One also wonders how much digital reading impacts one’s ability to really focus on the content. While this is purely anecdotal, I definitely have struggled with class readings in a digital format during remote learning. I would suggest that we are culturally conditioned to use digital technology for quick consumption or ease of access (e.g. using search engines for quick access to questions), meaning that the reading experience is different from sitting down with a physical book in part because of a cultural concept.
One final aspect of our discussion was what impact material culture (specifically, the use of ink or a specific substrate) had for us in the present day as historians analyzing source documents. Changes in the ink used in a codex can tell us whether or not part of a document had been altered or added to by a later scribe.
Following our discussion, we moved to the book arts lab where we were given a brief presentation on the development of paper and the implications for preservation. Earlier rag paper made from cloth fibre holds up better than paper made from tree pulp, as it doesn’t contain ligmen (a naturally-occurring acid that gradually degrades the quality of the paper).
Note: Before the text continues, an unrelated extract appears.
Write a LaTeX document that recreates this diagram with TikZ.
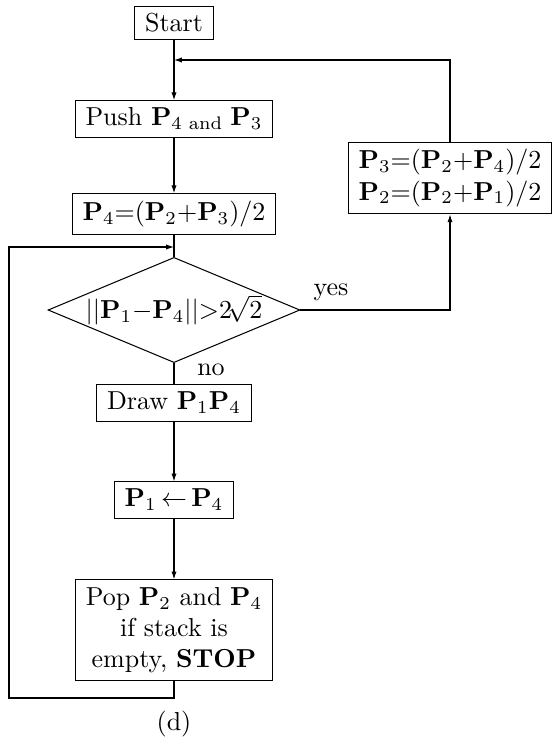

This means that parchment and ragpaper are sturdier than earlier paper (which was produced before advancement in technology led to changes in the chemical process to produce a more refined paper with less ligmen).
Main takeaways? A cultural idea or practice (such as the use of paper as a standard substrate or the use of shorthand) is often inspired by a purely material cause, such as a desire to save money or time because of the effort of writing. Cultural ideas or developments are often rooted in a material cause rather than originating as ideas and then making their way to the page or screen. This can lead to interesting affectations or throwbacks to earlier times, such as formatting early printed folios in the style of manuscripts or incorporating imitation “weaves” into contemporary paper.